PM reportedly contacted Kerry to sort out friend's visa
Channel 10 reports that Benjamin Netanyahu called the US secretary of state thrice in 2014 to ask him to intervene in a problem with the visa of Arnon Milchan, the same businessman who allegedly gave the prime minister illicit gifts worth hundreds of thousands of shekels; opposition MK draws parallel to convicted PM Ehud Olmert.
Channel 10 reported on Saturday evening that Prime Minister Benjamin Netanyahu spoke thrice with US Secretary of State John Kerry in 2014 to ask him to sort out a problem with the visa of Israeli businessman Arnon Milchan. Netanyahu is under investigation for, inter alia, accepting illicit gifts from the Hollywood mogul. According to Channel 10, the visa issue was indeed handled.
The prime minister is under investigation for two separate issues. The central line of inquiry has not yet been made public, but the secondary one features Milchan prominently. Channel 2 journalist Amnon Abramovitch reported on Thursday that Netanyahu has received hundreds of thousands of shekels worth of cigars and pink champagne from the businessman.
Abramovitch stated that Milchan had been providing the cigars to Netanyahu for 7 to 8 years, though those close to the prime minister claim that the gifts were not intended as bribes. Netanyahu was questioned twice last week by the Israel Police.
Netanyahu's lawyer, Yaakov Weinroth, speaking to the press from his home's yard in Ramat Gan on Friday, said that there is "no scrap of crime" in someone giving his friend cigars as a gift.
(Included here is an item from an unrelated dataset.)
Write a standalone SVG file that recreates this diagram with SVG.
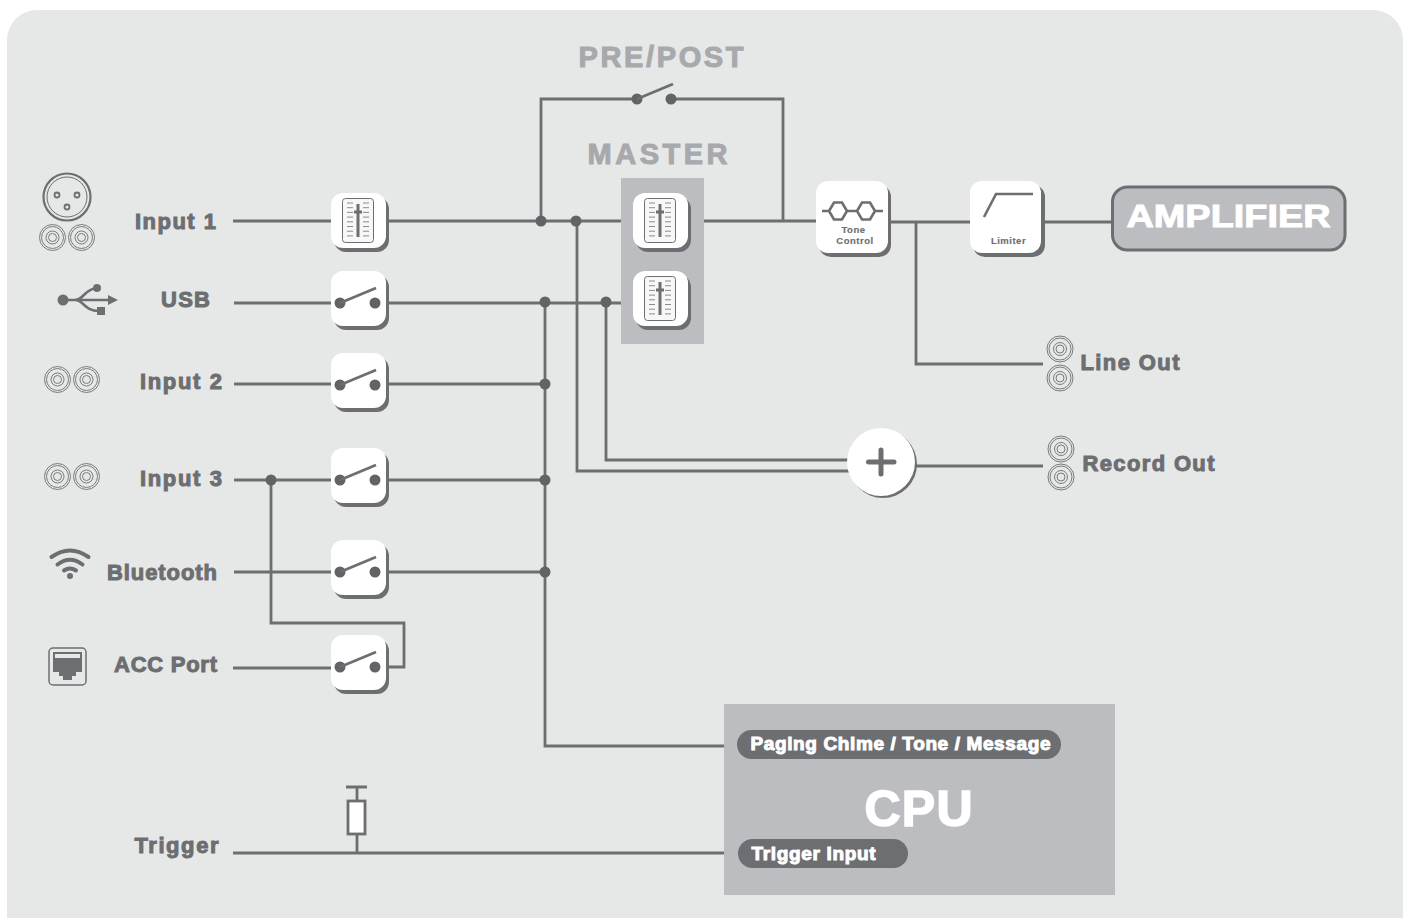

Opposition MK Shelly Yachimovich (Zionist Union) commented on the investigation at a cultural event in Tel Aviv on Saturday that the prime minister will soon have to suspend himself from his duties. "This is abhorrent corruption," she said. Referring to Netanyahu's predecessor in the premiership, the parliamentarian continued, "Netanyahu had a 'sugar daddy' who regularly provided him with valuable perks, just like the Talansky envelopes in the Olmert affair." Ehud Olmert was sentenced to eight months in prison last year for accepting cash bribes in envelopes from businessman Moshe Talansky.
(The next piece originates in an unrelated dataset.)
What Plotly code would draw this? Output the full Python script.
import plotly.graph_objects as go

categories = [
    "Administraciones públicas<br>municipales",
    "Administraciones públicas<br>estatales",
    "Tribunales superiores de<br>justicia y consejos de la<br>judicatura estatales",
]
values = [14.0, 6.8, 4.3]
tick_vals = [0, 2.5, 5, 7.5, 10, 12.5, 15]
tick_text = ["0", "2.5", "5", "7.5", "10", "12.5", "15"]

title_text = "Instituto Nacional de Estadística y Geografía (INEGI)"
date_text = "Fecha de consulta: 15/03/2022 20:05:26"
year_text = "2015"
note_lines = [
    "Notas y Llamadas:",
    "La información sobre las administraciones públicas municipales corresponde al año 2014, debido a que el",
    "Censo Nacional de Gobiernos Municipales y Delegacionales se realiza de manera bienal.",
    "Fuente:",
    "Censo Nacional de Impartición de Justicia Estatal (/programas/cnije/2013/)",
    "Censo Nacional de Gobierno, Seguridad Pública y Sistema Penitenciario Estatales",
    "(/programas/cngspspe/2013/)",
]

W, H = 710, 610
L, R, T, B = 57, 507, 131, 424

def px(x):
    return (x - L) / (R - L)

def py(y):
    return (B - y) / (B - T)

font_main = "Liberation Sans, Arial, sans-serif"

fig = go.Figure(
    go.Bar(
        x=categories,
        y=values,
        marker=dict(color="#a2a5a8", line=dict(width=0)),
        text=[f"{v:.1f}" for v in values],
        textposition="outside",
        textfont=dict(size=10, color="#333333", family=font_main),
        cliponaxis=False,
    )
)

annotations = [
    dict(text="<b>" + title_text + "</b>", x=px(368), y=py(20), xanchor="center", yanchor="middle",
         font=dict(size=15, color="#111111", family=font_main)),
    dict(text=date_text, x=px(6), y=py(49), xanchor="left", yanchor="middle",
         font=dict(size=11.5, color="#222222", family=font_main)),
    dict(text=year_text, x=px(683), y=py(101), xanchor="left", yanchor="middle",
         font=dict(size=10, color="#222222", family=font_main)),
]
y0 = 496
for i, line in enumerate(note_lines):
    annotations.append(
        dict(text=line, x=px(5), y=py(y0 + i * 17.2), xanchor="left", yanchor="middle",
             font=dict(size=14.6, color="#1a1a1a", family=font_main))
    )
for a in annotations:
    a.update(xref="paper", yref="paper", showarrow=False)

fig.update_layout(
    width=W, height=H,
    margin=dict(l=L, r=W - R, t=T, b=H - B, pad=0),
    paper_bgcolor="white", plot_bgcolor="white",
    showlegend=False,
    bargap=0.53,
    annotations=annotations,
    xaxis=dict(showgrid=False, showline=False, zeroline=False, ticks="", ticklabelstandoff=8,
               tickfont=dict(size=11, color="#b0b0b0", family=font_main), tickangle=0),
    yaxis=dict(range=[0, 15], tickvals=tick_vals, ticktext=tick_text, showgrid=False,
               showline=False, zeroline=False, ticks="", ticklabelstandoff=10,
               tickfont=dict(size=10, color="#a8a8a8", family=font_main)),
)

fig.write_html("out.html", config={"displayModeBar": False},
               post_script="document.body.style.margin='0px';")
Yachimovich added on her Facebook page that the ruling in Olmert's case stated that in determining if a bribe had taken place, "the court wanted to clearly now whether money or something worth money exchanged hands. It did. Olmert's in prison."
Netanyahu's right-wing political party Likud responded, "We suggest to our friends on the left not to sink into fantasies and delusions and look for more creative ways to replace the right-wing government. Since this time as well, nothing came of it because there is nothing, we suggest that our friends in the opposition seek the redemption of the Left elsewhere."
Ynet has not yet managed to reach Milchan for comment.